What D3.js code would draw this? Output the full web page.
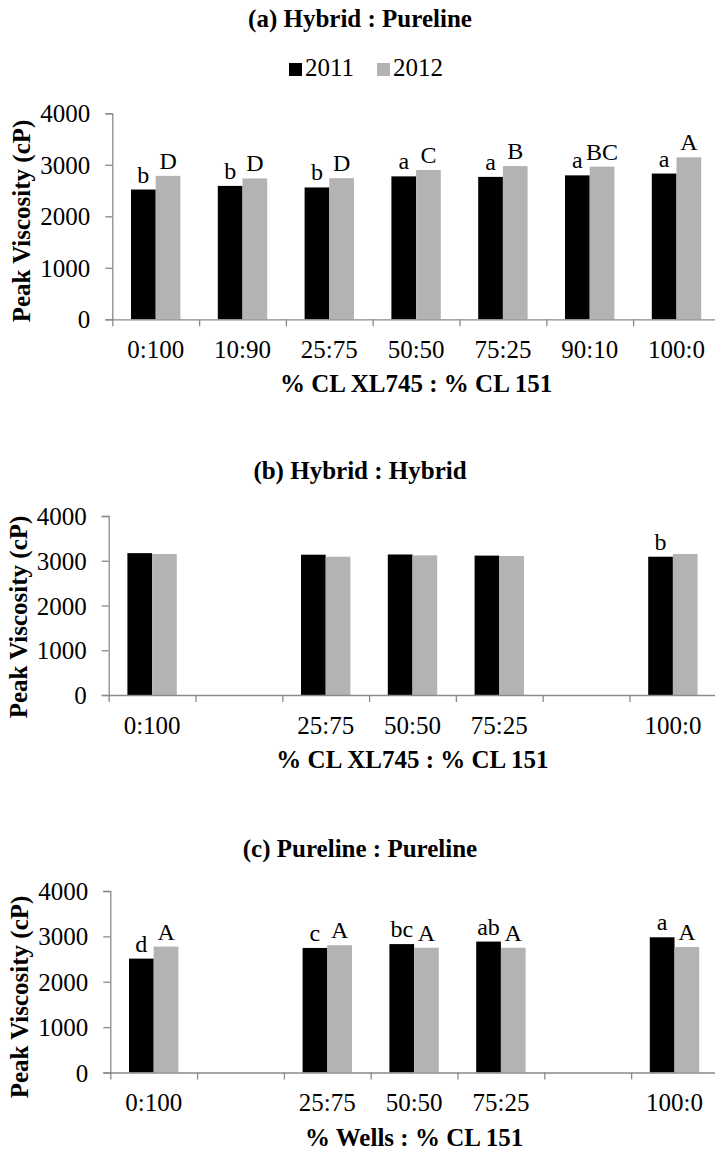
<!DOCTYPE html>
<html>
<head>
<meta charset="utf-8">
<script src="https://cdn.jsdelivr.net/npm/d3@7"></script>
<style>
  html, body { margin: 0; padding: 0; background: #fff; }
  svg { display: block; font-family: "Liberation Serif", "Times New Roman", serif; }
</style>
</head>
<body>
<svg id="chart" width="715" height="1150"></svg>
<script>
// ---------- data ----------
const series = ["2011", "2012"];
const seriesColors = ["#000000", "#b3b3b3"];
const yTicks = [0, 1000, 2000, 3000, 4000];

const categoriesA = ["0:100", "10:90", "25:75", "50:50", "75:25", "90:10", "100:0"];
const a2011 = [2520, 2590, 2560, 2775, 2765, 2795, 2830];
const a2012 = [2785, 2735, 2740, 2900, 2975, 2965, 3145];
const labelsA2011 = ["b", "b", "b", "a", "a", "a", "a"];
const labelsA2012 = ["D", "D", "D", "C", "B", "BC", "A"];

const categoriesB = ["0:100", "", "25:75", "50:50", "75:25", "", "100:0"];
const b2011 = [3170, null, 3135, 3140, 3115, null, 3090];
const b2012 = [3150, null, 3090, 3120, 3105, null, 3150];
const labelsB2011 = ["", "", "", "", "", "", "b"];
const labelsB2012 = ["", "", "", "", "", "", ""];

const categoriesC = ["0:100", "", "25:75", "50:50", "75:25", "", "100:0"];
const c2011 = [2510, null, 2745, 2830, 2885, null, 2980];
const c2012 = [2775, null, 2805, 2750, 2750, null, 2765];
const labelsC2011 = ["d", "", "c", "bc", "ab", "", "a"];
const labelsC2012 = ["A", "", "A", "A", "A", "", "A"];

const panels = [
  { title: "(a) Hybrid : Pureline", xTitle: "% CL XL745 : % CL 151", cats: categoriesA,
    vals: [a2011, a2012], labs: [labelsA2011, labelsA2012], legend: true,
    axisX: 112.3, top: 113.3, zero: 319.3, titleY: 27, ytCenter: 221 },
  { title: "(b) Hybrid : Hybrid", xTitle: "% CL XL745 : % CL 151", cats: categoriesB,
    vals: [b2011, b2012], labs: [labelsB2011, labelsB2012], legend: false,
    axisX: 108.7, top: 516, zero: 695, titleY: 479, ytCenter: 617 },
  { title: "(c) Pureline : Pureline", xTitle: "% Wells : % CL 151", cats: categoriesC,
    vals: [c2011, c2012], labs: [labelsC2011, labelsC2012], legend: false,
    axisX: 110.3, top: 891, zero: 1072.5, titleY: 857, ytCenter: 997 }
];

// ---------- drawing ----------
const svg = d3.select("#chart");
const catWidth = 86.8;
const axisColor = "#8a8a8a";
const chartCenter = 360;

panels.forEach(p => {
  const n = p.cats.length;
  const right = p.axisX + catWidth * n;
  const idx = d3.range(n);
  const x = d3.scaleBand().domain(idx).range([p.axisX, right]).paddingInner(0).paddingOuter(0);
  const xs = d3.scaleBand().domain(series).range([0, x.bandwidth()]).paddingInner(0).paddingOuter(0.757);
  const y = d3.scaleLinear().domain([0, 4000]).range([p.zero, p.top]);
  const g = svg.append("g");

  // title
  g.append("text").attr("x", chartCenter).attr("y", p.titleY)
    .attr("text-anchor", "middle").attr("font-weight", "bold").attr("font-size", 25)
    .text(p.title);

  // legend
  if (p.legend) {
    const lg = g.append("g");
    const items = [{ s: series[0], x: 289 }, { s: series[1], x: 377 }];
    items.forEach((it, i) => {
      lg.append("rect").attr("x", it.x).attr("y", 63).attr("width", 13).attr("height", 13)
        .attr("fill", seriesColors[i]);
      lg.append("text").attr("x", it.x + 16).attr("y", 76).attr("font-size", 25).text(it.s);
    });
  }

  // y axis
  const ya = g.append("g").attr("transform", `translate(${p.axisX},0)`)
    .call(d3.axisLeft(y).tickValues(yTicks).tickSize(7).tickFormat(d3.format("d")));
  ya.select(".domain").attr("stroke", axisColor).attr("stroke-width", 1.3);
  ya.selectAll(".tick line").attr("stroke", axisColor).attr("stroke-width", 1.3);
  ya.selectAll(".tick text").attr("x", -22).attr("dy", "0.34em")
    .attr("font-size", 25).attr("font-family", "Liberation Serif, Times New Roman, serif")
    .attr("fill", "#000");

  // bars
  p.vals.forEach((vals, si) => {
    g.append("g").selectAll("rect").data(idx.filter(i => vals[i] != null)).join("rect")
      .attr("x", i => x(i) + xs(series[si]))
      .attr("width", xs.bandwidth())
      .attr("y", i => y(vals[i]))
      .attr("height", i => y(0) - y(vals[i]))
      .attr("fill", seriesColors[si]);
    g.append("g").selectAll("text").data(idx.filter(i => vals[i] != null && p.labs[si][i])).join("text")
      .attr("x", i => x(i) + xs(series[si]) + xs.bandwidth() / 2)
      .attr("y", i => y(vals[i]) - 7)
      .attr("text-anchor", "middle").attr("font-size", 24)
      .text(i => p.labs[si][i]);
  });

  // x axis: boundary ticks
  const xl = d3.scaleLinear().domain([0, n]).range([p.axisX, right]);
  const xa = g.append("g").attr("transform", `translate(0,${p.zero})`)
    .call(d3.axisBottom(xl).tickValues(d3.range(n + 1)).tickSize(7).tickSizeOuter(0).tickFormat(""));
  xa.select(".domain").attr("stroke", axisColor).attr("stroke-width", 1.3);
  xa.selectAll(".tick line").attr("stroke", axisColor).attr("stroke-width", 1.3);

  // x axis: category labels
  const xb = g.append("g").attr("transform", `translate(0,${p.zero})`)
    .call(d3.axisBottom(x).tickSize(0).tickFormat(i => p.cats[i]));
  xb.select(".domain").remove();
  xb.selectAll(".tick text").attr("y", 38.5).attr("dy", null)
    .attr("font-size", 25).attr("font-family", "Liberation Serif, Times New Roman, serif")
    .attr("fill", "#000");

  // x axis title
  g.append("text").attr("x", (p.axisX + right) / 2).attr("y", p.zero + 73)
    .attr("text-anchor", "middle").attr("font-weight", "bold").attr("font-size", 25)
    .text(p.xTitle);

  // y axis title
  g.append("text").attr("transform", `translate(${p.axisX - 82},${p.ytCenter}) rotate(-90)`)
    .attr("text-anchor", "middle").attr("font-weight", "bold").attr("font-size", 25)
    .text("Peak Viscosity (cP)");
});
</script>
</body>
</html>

-*-*-

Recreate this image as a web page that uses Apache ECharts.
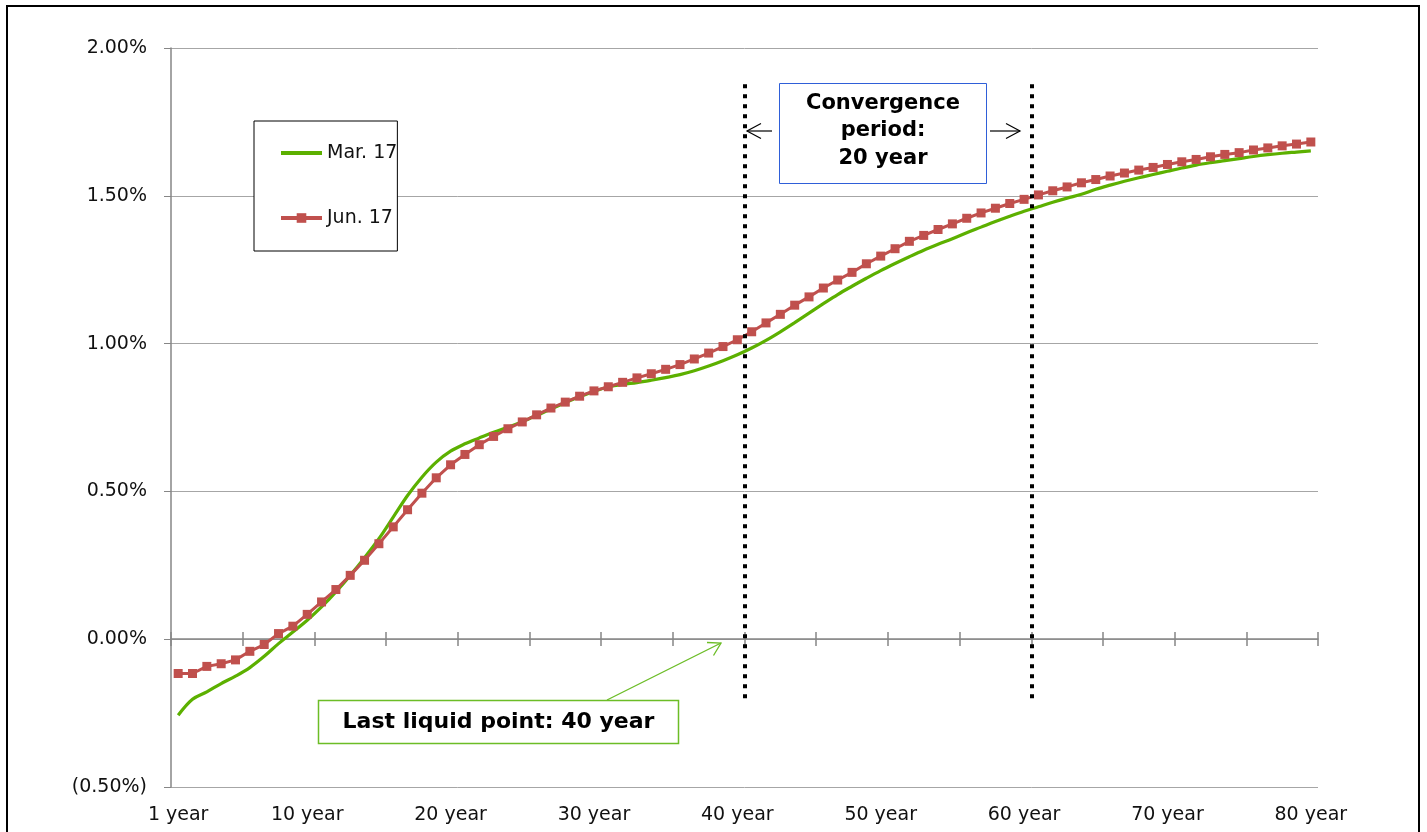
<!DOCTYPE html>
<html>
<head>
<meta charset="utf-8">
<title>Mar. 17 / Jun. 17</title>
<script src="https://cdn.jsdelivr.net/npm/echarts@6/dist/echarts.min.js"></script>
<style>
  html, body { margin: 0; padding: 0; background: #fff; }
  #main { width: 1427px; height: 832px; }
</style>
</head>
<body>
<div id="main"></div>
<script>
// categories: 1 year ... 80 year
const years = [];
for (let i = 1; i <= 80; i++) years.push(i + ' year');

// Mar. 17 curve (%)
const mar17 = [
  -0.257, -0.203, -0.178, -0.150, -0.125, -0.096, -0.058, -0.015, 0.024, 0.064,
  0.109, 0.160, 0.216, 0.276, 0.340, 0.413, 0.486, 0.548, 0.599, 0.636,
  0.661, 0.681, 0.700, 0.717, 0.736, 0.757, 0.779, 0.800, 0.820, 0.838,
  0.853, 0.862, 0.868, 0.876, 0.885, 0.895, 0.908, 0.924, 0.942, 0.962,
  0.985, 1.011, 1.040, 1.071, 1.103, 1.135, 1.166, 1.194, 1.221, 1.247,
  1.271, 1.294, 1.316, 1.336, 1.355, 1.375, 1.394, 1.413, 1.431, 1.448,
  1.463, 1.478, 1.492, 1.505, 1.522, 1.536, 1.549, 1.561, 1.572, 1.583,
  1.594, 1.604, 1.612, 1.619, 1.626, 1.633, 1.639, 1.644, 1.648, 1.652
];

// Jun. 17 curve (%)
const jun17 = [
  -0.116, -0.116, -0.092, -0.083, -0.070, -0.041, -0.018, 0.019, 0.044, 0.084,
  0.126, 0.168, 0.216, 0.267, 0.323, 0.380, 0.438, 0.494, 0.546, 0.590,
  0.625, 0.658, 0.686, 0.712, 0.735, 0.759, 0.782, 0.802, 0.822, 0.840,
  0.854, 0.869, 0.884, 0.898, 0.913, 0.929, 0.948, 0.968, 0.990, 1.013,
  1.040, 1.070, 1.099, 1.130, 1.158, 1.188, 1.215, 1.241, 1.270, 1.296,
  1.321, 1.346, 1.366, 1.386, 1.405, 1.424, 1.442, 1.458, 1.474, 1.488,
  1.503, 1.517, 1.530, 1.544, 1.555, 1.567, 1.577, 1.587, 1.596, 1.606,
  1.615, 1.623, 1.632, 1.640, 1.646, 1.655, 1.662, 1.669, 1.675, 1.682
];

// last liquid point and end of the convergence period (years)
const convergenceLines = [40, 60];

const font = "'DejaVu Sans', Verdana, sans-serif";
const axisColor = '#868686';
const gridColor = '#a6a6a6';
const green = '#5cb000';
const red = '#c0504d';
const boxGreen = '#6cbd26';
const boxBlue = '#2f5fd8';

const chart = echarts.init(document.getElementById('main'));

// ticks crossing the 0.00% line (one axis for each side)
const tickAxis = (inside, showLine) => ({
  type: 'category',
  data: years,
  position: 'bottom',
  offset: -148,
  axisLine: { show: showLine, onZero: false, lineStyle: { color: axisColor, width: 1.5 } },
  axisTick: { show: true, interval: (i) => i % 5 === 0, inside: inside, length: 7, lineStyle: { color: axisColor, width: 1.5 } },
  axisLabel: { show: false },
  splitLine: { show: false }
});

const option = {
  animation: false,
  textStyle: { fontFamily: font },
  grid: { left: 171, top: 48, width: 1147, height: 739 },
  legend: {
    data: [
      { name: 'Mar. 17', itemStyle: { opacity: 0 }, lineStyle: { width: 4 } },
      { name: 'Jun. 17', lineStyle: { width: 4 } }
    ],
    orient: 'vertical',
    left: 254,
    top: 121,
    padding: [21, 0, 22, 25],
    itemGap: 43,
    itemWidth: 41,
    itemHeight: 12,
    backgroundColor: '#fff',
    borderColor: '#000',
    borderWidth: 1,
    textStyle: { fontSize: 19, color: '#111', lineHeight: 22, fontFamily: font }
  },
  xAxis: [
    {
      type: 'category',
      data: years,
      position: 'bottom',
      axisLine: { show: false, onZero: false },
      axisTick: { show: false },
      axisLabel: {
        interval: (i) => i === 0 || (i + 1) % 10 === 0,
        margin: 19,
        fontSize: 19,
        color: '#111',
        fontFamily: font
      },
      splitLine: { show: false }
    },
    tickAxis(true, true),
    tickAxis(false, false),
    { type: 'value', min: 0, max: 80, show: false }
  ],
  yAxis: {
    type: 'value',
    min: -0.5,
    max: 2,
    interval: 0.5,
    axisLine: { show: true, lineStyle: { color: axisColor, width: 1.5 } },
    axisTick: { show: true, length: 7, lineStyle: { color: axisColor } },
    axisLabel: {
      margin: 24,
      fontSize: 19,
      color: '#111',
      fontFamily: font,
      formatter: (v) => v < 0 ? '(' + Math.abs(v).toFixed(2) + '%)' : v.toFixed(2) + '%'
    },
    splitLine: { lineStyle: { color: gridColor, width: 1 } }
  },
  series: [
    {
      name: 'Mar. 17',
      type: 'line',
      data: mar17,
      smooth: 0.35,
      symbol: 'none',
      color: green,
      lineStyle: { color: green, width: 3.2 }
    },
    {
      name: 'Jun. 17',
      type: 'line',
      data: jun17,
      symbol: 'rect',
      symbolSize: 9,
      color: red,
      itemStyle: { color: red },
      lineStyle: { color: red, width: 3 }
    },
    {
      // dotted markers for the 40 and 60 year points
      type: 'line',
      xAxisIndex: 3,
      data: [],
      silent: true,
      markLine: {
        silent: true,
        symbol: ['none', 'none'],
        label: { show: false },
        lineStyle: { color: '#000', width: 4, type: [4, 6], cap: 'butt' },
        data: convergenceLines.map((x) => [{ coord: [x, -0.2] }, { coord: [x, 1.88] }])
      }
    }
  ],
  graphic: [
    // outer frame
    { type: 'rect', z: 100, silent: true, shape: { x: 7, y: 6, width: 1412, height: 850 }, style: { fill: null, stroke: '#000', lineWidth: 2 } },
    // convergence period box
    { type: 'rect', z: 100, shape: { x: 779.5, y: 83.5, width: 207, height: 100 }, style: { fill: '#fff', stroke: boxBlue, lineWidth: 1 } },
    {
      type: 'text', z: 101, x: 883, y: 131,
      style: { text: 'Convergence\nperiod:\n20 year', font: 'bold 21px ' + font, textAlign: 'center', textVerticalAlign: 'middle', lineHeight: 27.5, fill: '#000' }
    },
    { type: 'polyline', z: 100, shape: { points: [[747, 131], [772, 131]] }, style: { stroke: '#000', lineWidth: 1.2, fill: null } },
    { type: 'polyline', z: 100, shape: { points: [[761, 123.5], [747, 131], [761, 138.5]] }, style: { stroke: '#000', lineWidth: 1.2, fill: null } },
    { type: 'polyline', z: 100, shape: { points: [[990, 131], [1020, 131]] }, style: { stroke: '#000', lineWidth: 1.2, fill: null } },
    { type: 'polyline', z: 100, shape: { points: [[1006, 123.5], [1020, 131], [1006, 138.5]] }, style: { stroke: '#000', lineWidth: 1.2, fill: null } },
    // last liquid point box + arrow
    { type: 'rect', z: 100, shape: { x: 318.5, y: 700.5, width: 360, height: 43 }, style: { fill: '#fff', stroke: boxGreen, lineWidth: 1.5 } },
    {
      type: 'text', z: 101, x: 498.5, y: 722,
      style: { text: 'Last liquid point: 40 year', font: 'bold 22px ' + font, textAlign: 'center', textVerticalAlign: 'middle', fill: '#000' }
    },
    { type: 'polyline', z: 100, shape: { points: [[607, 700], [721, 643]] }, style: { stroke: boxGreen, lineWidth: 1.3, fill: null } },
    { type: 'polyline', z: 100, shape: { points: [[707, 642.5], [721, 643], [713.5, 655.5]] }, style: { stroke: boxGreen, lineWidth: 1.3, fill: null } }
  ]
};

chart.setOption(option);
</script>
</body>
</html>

-*-*-

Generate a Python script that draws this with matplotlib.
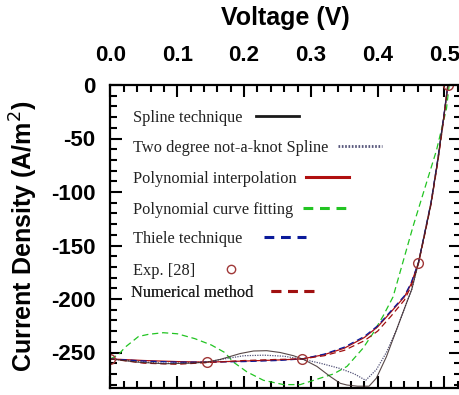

-*-*-

» The problem
Pull out every line in the material above where "this" occurs.

» Correct response
What D3.js code would draw this? Output the full web page.
Recreate this image as a web page that uses Apache ECharts.
Generate a Python script that draws this with matplotlib.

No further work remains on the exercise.